● Data entries:

:::

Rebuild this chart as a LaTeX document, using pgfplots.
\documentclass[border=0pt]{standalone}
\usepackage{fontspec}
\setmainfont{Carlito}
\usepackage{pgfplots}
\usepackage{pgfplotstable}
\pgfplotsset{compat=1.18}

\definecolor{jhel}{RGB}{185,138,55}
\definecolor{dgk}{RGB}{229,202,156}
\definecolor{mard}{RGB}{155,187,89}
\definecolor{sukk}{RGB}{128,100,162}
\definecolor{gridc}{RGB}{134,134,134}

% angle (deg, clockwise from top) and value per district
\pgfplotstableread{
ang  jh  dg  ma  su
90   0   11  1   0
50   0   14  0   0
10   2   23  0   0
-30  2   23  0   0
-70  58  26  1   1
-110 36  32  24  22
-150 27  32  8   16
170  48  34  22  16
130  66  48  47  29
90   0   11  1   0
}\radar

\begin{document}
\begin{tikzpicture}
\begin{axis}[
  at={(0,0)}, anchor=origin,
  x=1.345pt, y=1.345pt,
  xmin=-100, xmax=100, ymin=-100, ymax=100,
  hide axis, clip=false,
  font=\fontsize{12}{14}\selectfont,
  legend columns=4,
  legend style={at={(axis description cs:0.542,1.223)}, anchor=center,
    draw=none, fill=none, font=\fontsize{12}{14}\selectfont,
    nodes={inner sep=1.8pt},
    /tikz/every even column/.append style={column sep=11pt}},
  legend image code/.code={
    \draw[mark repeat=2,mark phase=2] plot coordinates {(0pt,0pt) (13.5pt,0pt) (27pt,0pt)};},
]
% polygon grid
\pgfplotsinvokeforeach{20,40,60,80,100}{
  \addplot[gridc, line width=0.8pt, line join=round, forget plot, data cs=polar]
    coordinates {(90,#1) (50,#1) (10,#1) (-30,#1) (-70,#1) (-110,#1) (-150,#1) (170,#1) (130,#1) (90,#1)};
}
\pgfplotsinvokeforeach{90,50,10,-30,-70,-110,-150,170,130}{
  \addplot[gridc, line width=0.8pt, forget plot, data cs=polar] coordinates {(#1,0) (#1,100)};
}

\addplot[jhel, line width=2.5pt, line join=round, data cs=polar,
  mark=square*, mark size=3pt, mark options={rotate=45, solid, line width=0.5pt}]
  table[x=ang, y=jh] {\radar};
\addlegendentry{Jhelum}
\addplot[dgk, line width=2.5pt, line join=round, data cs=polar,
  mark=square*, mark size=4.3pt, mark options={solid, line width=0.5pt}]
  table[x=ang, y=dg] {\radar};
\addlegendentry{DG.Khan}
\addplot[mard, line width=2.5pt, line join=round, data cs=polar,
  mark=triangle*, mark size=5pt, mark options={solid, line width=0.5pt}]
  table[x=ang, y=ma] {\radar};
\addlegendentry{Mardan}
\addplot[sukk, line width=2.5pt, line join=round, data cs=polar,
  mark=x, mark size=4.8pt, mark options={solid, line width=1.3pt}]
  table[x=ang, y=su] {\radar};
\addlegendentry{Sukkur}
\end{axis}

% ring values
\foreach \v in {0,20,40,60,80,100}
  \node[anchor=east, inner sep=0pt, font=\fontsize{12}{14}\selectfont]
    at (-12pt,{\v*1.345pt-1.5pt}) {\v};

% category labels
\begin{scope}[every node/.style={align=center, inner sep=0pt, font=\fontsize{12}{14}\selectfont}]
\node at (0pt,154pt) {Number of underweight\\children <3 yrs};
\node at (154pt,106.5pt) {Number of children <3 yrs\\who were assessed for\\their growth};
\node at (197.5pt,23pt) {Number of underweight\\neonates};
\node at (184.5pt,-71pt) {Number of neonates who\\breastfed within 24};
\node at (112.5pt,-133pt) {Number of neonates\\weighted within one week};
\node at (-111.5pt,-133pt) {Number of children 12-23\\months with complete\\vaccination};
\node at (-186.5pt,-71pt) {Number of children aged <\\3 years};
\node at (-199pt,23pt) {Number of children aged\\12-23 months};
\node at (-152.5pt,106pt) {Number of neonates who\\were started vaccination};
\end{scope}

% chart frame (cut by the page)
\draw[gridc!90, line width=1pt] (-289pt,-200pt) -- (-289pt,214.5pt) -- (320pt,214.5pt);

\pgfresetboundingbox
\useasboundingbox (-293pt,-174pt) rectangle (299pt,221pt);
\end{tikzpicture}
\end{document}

:::

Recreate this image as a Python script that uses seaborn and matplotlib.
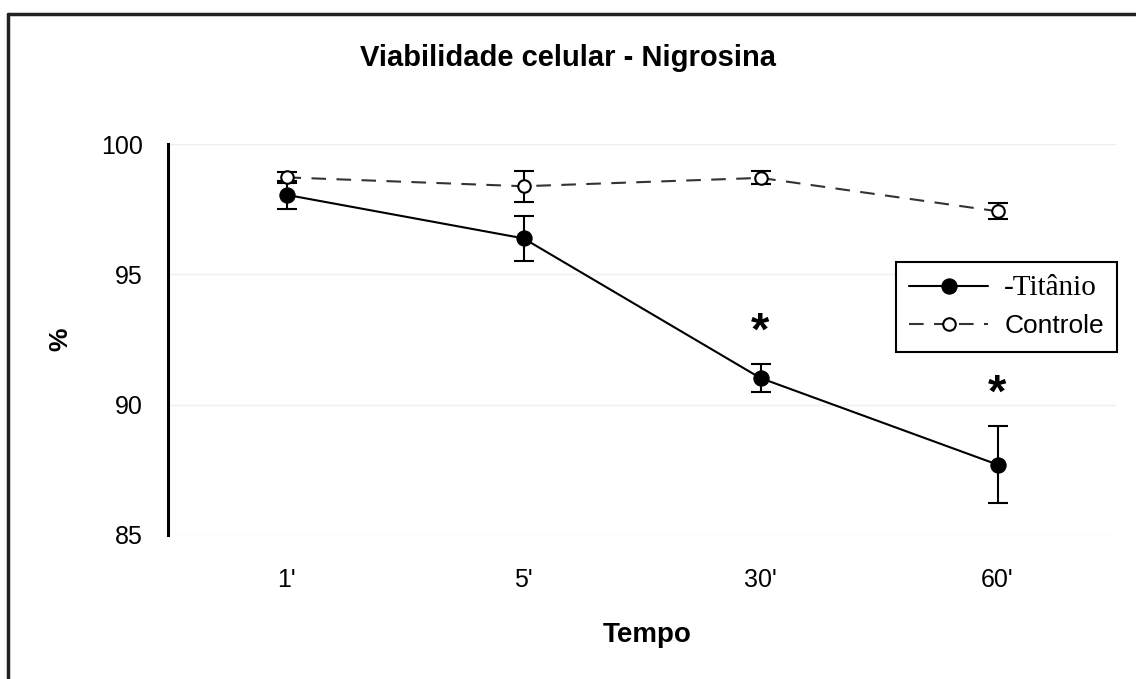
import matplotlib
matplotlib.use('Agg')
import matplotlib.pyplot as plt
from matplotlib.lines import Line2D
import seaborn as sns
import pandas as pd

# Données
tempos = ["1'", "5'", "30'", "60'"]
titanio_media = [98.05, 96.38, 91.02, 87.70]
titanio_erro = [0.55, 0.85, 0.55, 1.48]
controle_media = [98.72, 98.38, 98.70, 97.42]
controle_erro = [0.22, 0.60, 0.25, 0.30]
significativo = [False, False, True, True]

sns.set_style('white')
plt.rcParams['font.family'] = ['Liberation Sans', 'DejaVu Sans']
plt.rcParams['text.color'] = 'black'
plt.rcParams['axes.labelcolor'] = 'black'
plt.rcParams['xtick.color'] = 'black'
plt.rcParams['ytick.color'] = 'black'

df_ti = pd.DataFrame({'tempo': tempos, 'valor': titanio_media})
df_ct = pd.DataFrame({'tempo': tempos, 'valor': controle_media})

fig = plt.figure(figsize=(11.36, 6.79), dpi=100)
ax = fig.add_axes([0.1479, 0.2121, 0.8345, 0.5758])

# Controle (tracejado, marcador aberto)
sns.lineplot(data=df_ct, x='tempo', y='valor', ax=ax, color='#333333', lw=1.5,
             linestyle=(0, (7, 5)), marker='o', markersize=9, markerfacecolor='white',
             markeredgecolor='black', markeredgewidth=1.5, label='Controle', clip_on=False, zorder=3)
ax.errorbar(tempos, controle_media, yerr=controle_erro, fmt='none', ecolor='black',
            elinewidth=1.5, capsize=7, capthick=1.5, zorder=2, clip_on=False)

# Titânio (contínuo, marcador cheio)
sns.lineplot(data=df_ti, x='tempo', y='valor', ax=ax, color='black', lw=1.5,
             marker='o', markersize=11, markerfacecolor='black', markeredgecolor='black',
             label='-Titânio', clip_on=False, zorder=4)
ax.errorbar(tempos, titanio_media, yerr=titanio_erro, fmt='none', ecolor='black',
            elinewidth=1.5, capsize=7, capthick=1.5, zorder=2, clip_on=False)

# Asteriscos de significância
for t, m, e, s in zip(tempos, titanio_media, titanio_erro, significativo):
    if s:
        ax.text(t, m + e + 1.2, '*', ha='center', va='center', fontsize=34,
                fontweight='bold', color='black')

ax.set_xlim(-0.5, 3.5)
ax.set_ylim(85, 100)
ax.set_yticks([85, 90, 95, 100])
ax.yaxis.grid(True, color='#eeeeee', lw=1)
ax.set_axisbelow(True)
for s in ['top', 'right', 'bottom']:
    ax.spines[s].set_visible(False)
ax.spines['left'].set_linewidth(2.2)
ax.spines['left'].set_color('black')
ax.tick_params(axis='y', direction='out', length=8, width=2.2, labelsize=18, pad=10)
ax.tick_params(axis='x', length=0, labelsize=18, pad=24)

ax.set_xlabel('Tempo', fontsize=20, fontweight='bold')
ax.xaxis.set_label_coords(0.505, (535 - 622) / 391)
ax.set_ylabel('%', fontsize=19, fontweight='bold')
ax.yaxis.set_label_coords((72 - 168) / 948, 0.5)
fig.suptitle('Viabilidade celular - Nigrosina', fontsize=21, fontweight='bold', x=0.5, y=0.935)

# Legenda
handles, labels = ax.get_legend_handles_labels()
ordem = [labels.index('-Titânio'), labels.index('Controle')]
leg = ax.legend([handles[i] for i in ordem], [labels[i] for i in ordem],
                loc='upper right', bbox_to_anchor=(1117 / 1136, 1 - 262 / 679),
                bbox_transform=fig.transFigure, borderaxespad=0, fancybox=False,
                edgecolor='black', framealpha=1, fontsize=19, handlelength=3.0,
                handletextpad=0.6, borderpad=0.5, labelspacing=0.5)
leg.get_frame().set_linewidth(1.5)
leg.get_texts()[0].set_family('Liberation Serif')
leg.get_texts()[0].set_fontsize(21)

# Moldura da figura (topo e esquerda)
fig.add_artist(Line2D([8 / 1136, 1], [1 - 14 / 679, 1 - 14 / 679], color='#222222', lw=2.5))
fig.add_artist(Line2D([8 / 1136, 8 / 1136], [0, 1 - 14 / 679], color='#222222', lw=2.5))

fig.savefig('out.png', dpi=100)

:::

● Task description: Pull out only the lines from the one with "Recreate this image" up to and including the one with "ax = fig.add_axes([0.1479, 0.2121, 0.8345, 0.5758])", and drop any pictures along the way.

● Output of the task:
Recreate this image as a Python script that uses seaborn and matplotlib.
import matplotlib
matplotlib.use('Agg')
import matplotlib.pyplot as plt
from matplotlib.lines import Line2D
import seaborn as sns
import pandas as pd

# Données
tempos = ["1'", "5'", "30'", "60'"]
titanio_media = [98.05, 96.38, 91.02, 87.70]
titanio_erro = [0.55, 0.85, 0.55, 1.48]
controle_media = [98.72, 98.38, 98.70, 97.42]
controle_erro = [0.22, 0.60, 0.25, 0.30]
significativo = [False, False, True, True]

sns.set_style('white')
plt.rcParams['font.family'] = ['Liberation Sans', 'DejaVu Sans']
plt.rcParams['text.color'] = 'black'
plt.rcParams['axes.labelcolor'] = 'black'
plt.rcParams['xtick.color'] = 'black'
plt.rcParams['ytick.color'] = 'black'

df_ti = pd.DataFrame({'tempo': tempos, 'valor': titanio_media})
df_ct = pd.DataFrame({'tempo': tempos, 'valor': controle_media})

fig = plt.figure(figsize=(11.36, 6.79), dpi=100)
ax = fig.add_axes([0.1479, 0.2121, 0.8345, 0.5758])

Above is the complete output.